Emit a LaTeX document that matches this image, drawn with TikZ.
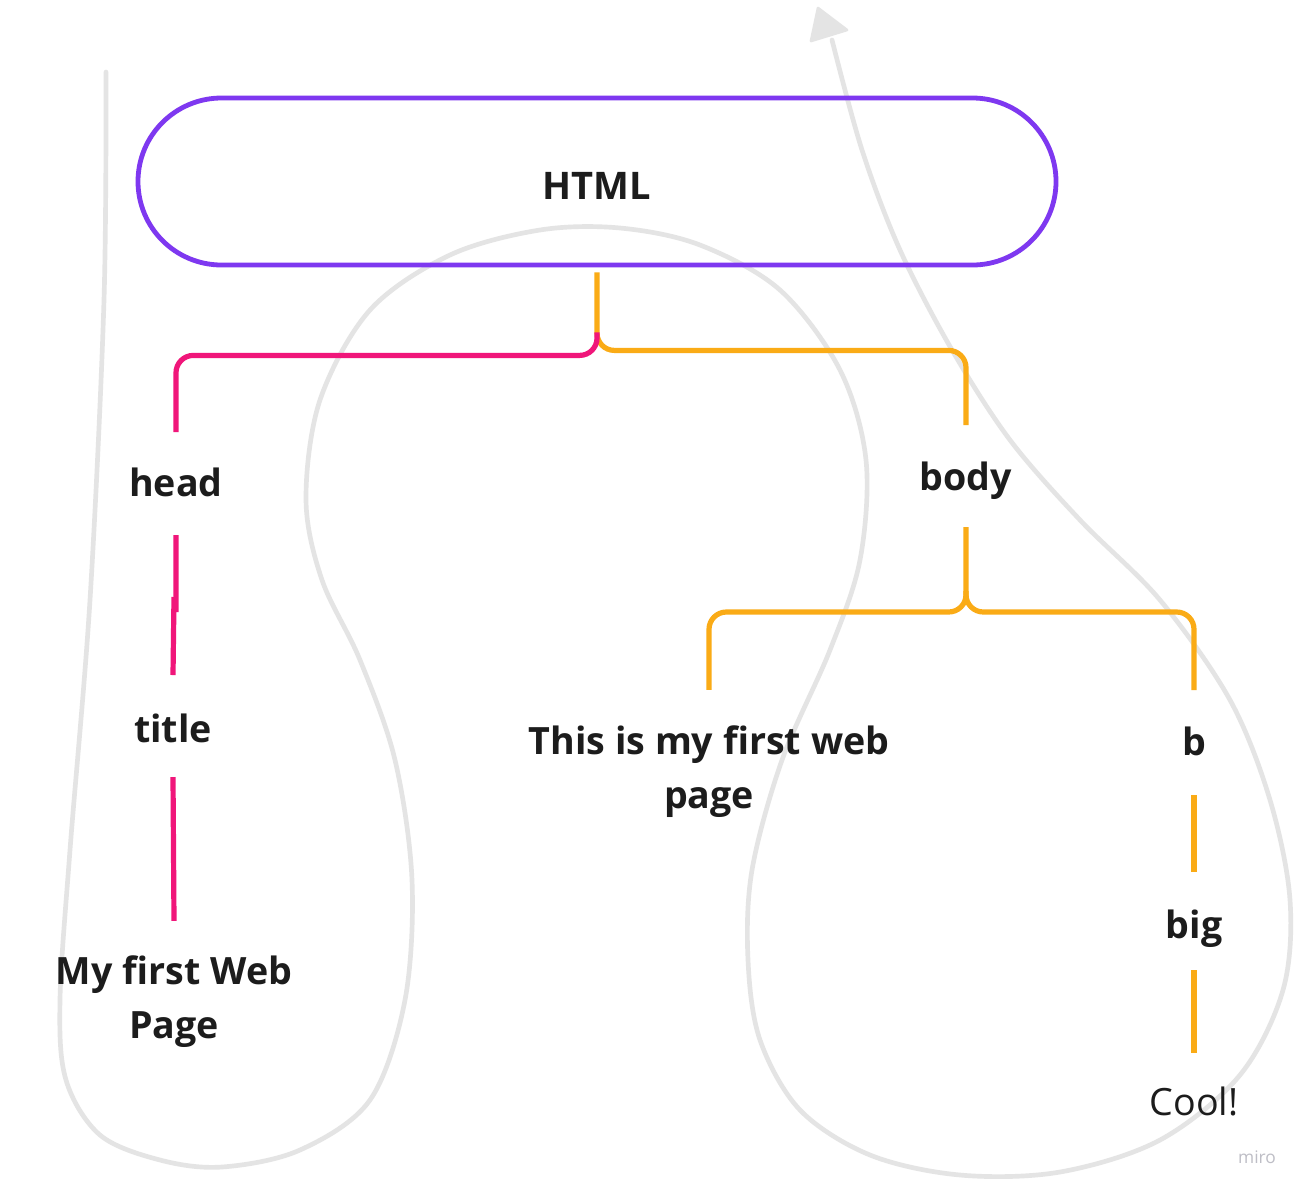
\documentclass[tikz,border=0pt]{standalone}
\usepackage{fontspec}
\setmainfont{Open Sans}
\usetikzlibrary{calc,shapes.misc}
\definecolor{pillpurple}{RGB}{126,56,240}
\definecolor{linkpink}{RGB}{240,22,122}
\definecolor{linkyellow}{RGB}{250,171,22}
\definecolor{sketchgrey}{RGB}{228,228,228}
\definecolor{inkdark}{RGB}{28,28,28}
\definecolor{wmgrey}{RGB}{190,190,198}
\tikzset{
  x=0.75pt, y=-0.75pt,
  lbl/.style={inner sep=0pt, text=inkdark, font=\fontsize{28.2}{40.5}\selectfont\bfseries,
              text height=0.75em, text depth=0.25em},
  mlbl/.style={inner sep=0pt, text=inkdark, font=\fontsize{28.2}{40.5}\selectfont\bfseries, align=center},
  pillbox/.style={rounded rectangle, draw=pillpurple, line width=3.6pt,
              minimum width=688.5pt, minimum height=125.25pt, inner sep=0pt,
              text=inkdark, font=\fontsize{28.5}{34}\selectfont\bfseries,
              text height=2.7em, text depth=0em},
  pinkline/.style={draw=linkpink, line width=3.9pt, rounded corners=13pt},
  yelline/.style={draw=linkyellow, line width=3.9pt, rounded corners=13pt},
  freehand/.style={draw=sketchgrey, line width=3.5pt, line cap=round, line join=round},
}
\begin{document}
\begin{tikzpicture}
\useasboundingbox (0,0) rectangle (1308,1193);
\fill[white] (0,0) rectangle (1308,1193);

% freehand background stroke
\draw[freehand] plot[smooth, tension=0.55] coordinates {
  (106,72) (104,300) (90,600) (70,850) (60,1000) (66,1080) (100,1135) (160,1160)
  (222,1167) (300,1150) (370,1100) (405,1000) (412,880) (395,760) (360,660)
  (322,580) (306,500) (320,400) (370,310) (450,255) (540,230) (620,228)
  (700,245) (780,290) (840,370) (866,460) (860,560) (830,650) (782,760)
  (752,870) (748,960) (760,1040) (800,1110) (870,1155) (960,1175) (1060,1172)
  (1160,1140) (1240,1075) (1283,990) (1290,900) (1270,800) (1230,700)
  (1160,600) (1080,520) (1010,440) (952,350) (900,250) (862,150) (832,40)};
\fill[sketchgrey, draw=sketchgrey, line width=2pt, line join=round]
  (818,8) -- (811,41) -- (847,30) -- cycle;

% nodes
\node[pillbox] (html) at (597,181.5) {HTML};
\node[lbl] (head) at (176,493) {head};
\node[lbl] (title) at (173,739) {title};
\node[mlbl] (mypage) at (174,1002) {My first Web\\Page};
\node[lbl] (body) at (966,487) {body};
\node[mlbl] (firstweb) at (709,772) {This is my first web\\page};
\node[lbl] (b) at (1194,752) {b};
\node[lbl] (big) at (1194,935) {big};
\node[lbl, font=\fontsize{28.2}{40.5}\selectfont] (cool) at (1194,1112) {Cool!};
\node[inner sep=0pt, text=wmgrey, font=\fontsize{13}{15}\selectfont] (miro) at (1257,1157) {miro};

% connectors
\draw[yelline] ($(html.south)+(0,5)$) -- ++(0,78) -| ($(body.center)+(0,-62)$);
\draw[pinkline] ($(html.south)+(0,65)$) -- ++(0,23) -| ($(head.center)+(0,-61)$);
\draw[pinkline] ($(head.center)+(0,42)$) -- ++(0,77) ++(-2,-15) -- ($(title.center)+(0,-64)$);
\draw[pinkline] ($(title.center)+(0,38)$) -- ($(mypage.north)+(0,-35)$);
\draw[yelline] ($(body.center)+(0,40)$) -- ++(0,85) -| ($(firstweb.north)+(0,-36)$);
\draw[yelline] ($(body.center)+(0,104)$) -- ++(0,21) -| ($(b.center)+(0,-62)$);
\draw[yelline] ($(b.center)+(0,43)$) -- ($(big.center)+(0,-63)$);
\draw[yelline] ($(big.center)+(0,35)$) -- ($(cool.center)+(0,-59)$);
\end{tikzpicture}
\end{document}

**********

▸ GIVEN REQUEST
Write out the whole listing exactly, and drop the pictures.

▸ FULL RESPONSE
Emit a LaTeX document that matches this image, drawn with TikZ.
\documentclass[tikz,border=0pt]{standalone}
\usepackage{fontspec}
\setmainfont{Open Sans}
\usetikzlibrary{calc,shapes.misc}
\definecolor{pillpurple}{RGB}{126,56,240}
\definecolor{linkpink}{RGB}{240,22,122}
\definecolor{linkyellow}{RGB}{250,171,22}
\definecolor{sketchgrey}{RGB}{228,228,228}
\definecolor{inkdark}{RGB}{28,28,28}
\definecolor{wmgrey}{RGB}{190,190,198}
\tikzset{
  x=0.75pt, y=-0.75pt,
  lbl/.style={inner sep=0pt, text=inkdark, font=\fontsize{28.2}{40.5}\selectfont\bfseries,
              text height=0.75em, text depth=0.25em},
  mlbl/.style={inner sep=0pt, text=inkdark, font=\fontsize{28.2}{40.5}\selectfont\bfseries, align=center},
  pillbox/.style={rounded rectangle, draw=pillpurple, line width=3.6pt,
              minimum width=688.5pt, minimum height=125.25pt, inner sep=0pt,
              text=inkdark, font=\fontsize{28.5}{34}\selectfont\bfseries,
              text height=2.7em, text depth=0em},
  pinkline/.style={draw=linkpink, line width=3.9pt, rounded corners=13pt},
  yelline/.style={draw=linkyellow, line width=3.9pt, rounded corners=13pt},
  freehand/.style={draw=sketchgrey, line width=3.5pt, line cap=round, line join=round},
}
\begin{document}
\begin{tikzpicture}
\useasboundingbox (0,0) rectangle (1308,1193);
\fill[white] (0,0) rectangle (1308,1193);

% freehand background stroke
\draw[freehand] plot[smooth, tension=0.55] coordinates {
  (106,72) (104,300) (90,600) (70,850) (60,1000) (66,1080) (100,1135) (160,1160)
  (222,1167) (300,1150) (370,1100) (405,1000) (412,880) (395,760) (360,660)
  (322,580) (306,500) (320,400) (370,310) (450,255) (540,230) (620,228)
  (700,245) (780,290) (840,370) (866,460) (860,560) (830,650) (782,760)
  (752,870) (748,960) (760,1040) (800,1110) (870,1155) (960,1175) (1060,1172)
  (1160,1140) (1240,1075) (1283,990) (1290,900) (1270,800) (1230,700)
  (1160,600) (1080,520) (1010,440) (952,350) (900,250) (862,150) (832,40)};
\fill[sketchgrey, draw=sketchgrey, line width=2pt, line join=round]
  (818,8) -- (811,41) -- (847,30) -- cycle;

% nodes
\node[pillbox] (html) at (597,181.5) {HTML};
\node[lbl] (head) at (176,493) {head};
\node[lbl] (title) at (173,739) {title};
\node[mlbl] (mypage) at (174,1002) {My first Web\\Page};
\node[lbl] (body) at (966,487) {body};
\node[mlbl] (firstweb) at (709,772) {This is my first web\\page};
\node[lbl] (b) at (1194,752) {b};
\node[lbl] (big) at (1194,935) {big};
\node[lbl, font=\fontsize{28.2}{40.5}\selectfont] (cool) at (1194,1112) {Cool!};
\node[inner sep=0pt, text=wmgrey, font=\fontsize{13}{15}\selectfont] (miro) at (1257,1157) {miro};

% connectors
\draw[yelline] ($(html.south)+(0,5)$) -- ++(0,78) -| ($(body.center)+(0,-62)$);
\draw[pinkline] ($(html.south)+(0,65)$) -- ++(0,23) -| ($(head.center)+(0,-61)$);
\draw[pinkline] ($(head.center)+(0,42)$) -- ++(0,77) ++(-2,-15) -- ($(title.center)+(0,-64)$);
\draw[pinkline] ($(title.center)+(0,38)$) -- ($(mypage.north)+(0,-35)$);
\draw[yelline] ($(body.center)+(0,40)$) -- ++(0,85) -| ($(firstweb.north)+(0,-36)$);
\draw[yelline] ($(body.center)+(0,104)$) -- ++(0,21) -| ($(b.center)+(0,-62)$);
\draw[yelline] ($(b.center)+(0,43)$) -- ($(big.center)+(0,-63)$);
\draw[yelline] ($(big.center)+(0,35)$) -- ($(cool.center)+(0,-59)$);
\end{tikzpicture}
\end{document}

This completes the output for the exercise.